• [Dataset extract]

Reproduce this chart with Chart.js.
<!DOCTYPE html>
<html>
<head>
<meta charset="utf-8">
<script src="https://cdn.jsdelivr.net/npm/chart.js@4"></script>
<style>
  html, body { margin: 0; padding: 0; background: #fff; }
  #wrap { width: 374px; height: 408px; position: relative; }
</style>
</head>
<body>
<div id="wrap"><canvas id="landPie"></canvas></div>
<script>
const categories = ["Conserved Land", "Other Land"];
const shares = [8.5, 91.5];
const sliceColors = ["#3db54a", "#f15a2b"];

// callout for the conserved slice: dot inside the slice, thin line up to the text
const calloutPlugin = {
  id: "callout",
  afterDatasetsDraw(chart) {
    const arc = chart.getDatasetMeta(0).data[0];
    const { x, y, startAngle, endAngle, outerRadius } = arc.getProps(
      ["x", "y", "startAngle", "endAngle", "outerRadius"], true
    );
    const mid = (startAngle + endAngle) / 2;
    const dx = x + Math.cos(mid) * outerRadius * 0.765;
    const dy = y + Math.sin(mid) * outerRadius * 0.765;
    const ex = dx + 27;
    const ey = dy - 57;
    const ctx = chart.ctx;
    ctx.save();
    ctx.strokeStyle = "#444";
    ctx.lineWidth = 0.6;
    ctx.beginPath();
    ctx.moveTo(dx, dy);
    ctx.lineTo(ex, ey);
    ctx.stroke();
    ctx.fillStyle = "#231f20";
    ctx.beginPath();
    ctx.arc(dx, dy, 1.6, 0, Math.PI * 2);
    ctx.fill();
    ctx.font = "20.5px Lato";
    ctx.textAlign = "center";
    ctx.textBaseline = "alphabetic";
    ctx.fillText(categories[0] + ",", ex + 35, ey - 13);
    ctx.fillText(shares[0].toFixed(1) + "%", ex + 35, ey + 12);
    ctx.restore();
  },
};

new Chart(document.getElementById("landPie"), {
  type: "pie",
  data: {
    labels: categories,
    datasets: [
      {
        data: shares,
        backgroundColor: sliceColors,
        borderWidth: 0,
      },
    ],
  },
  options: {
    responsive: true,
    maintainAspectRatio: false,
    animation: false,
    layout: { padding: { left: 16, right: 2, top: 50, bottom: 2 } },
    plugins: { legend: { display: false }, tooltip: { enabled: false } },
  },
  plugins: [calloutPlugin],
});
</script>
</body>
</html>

• [Your objective] Extract the complete data, matching each line exactly.

• [Result of the exercise]
Reproduce this chart with Chart.js.
<!DOCTYPE html>
<html>
<head>
<meta charset="utf-8">
<script src="https://cdn.jsdelivr.net/npm/chart.js@4"></script>
<style>
  html, body { margin: 0; padding: 0; background: #fff; }
  #wrap { width: 374px; height: 408px; position: relative; }
</style>
</head>
<body>
<div id="wrap"><canvas id="landPie"></canvas></div>
<script>
const categories = ["Conserved Land", "Other Land"];
const shares = [8.5, 91.5];
const sliceColors = ["#3db54a", "#f15a2b"];

// callout for the conserved slice: dot inside the slice, thin line up to the text
const calloutPlugin = {
  id: "callout",
  afterDatasetsDraw(chart) {
    const arc = chart.getDatasetMeta(0).data[0];
    const { x, y, startAngle, endAngle, outerRadius } = arc.getProps(
      ["x", "y", "startAngle", "endAngle", "outerRadius"], true
    );
    const mid = (startAngle + endAngle) / 2;
    const dx = x + Math.cos(mid) * outerRadius * 0.765;
    const dy = y + Math.sin(mid) * outerRadius * 0.765;
    const ex = dx + 27;
    const ey = dy - 57;
    const ctx = chart.ctx;
    ctx.save();
    ctx.strokeStyle = "#444";
    ctx.lineWidth = 0.6;
    ctx.beginPath();
    ctx.moveTo(dx, dy);
    ctx.lineTo(ex, ey);
    ctx.stroke();
    ctx.fillStyle = "#231f20";
    ctx.beginPath();
    ctx.arc(dx, dy, 1.6, 0, Math.PI * 2);
    ctx.fill();
    ctx.font = "20.5px Lato";
    ctx.textAlign = "center";
    ctx.textBaseline = "alphabetic";
    ctx.fillText(categories[0] + ",", ex + 35, ey - 13);
    ctx.fillText(shares[0].toFixed(1) + "%", ex + 35, ey + 12);
    ctx.restore();
  },
};

new Chart(document.getElementById("landPie"), {
  type: "pie",
  data: {
    labels: categories,
    datasets: [
      {
        data: shares,
        backgroundColor: sliceColors,
        borderWidth: 0,
      },
    ],
  },
  options: {
    responsive: true,
    maintainAspectRatio: false,
    animation: false,
    layout: { padding: { left: 16, right: 2, top: 50, bottom: 2 } },
    plugins: { legend: { display: false }, tooltip: { enabled: false } },
  },
  plugins: [calloutPlugin],
});
</script>
</body>
</html>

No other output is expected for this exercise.